The care and effort you put into the tear-down, cleanup and re-assembly is going to pay you big rewards in the future.
Take your time, do it right and you will never be sorry about it.
Bringing old machines back to operational or better is oddly satisfying, to me anyway.
 
tracked down a factory pivoting motor mount/counter shaft combo, btw - for cheaper than the time it would take to fabricate somthing, and my best guess says it's going to be the shortest option anyway. should be here next week. so I'll want to get that lever hole accessible. :)

have a felts kit on the way, ended up tearing the whole thing down and cleaning it up. haven't tackled the cross slide yet.

The factor motor mount/counter shaft assembly is probably a very prudent way out of that situation. What's there obviously worked, but as I'm sure you know, 90 percent of the effort, and 90 percent of the functionality, is in the last ten percent of the details when you're building things off of the stock rack...

The factory back gears are long gone on that machine.

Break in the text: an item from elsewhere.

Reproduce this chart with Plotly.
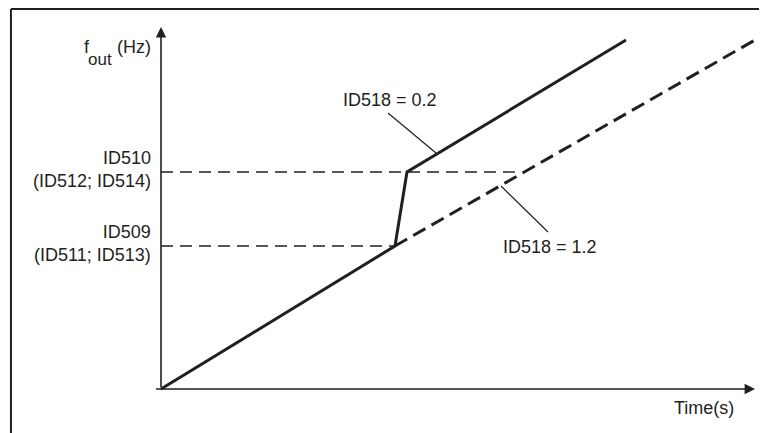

Broken teeth is a common failure. (Typically from stuck chucks, poor judgement, and big hammers). I don't know as I'd run off after a factory offset bushing just yet. (But maybe, if the dimensions line up) My guess is that this "wheel" was a more convenient handle to engage/disengage the back gears, since they obviously wouldn't be needing a tension lever, as the "good enough" counter shaft was done without it. The bushings are both locked to the straight shaft, and should both turn with it. You don't need that "wheel", but that exact bushing fits, and (apparently) does it's job.
I think I might see some gold color where that wheel is joined to the bushing. If it's braised, it can be released with heat. (Torch heat, you're not gonna do that with a propane torch). Were that me, that's how I'd start off. Doing what it takes to separate that wheel from the existing excentric bushing.

It's pretty obvious that this machine had a hard life, but it looks to have been in the hands of somebody quite capable. Maybe a dedicated machine for "some" operation(s) The repairs on the backgears (quite possibly the spindle gears as well), the remade cross slide handle. "Original might be gone, but it looks to be in a condition that could be very functional, probably even proper looking, with very reasonable effort.